How to reindex last bulk of docs of elasticsearch.helpers.parallel_bulk?


(Moshe Sucaz) #1

Hi,
I am upgrading our elastic from 1.5.2 to 2.3.4. I wrote python re index script that is using elasticsearch.helpers.parallel_bulk.
When I am running the script, its reindexing perfectly 99% of the docs, but the last bulk of docs is never reindexed.
for example, if I have 2276383 docs to reindex, and I am running parallel_bulk with chunk_size=500, then its reindexing 2276000,
and the last 383 files are not indexed and script never ends. How can I make it reindex last docs?

The function that I wrote to use parallel_bulk is:

def parallel_reindex(index_name, doc_type, chunk_size=500, scroll='10m', scan_kwargs={}, bulk_kwargs={}):
target_client = Elasticsearch(hosts = ['node01:9200', 'node02:9200', 'node03:9200'], retry_on_timeout = True, max_retries = 10, timeout = 1000)
source_client = Elasticsearch(hosts = ['node04:9200', 'node05:9200', 'node06:9200'], retry_on_timeout=True, max_retries=10, timeout=1000)
query = {"query": {"match_all": {}}}
docs = scan(source_client,
query = query,
index = index_name,
scroll = scroll,
doc_type=doc_type,
** scan_kwargs
)

def _change_doc_params_to_elastic_2(hits, target_client):
for h in hits:
# make some changes
yield h
kwargs = {
'stats_only': True,
}
kwargs.update(bulk_kwargs)
for response in parallel_bulk(target_client, _change_doc_params_to_elastic_2(docs, target_client), thread_count=8, chunk_size=chunk_size, max_chunk_bytes=20 * 1014 * 1024):
pass

print("Done parallel_reindex of doc_type %s in index %s" % (doc_type,index_name))

Thanks


(Isabel Drost-Fromm) #2

I'm not particularly familiar with the Python client, so can't actually help you with your script.

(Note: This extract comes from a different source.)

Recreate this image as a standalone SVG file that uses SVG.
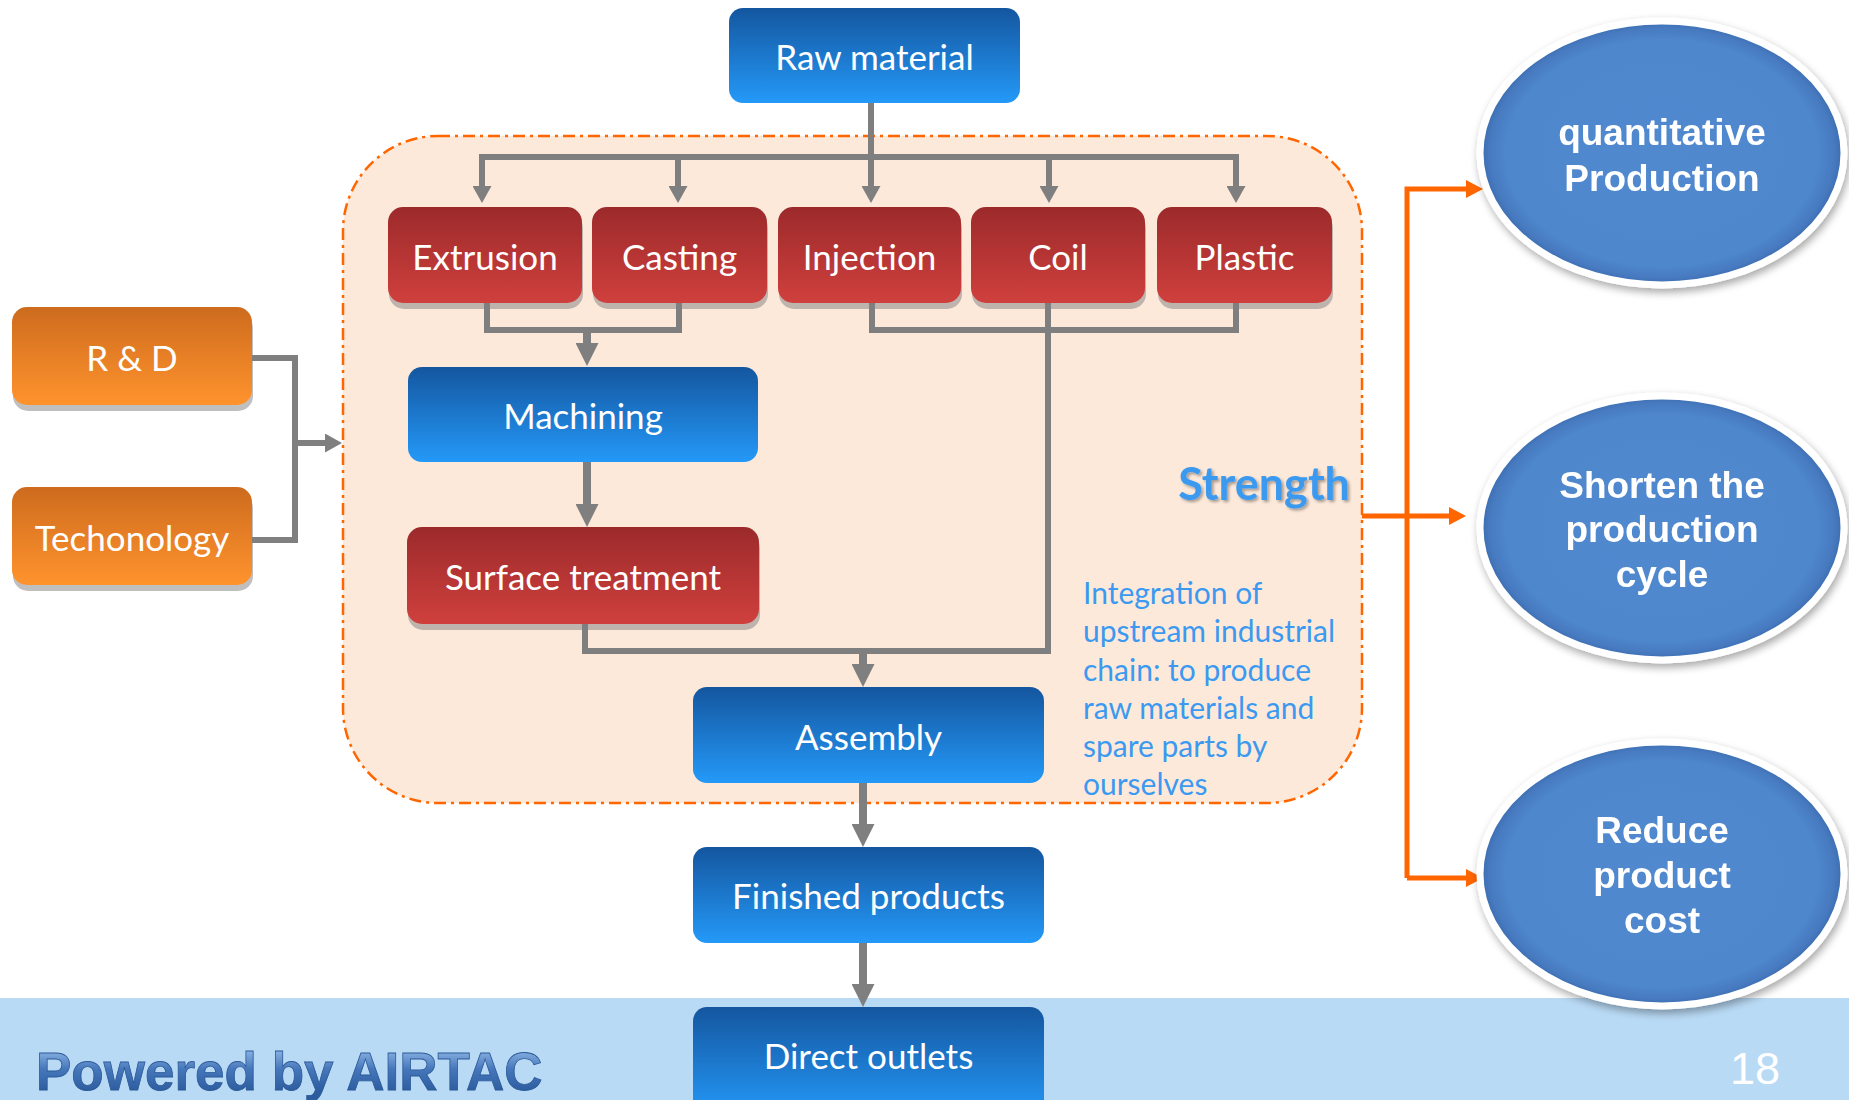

What I am wondering though is whether the Reindex API that's built into 2.3.x would help you:

https://www.elastic.co/guide/en/elasticsearch/reference/2.3/docs-reindex.html


(Moshe Sucaz) #3

Thanks Isabel,
When I started to work on the migration, I remember reading somewhere that the reindex API will not work for migration of 1.x to 2.x. I also have too many changes and I am indexing from 1.5.2 cluster to 2.3.4 new cluster, so I created my own script. Anyway, issue solved! It was something related to elasticsearcgh-py 2.x that doesn't support Elasticsearch version 1.x. (see: https://github.com/elastic/elasticsearch-py/issues/438). When I connected to 1.x cluster with pyes.es.ES, instead of elasticsearcgh-py, issue solved.

Thanks!


(system) #4

This topic was automatically closed 28 days after the last reply. New replies are no longer allowed.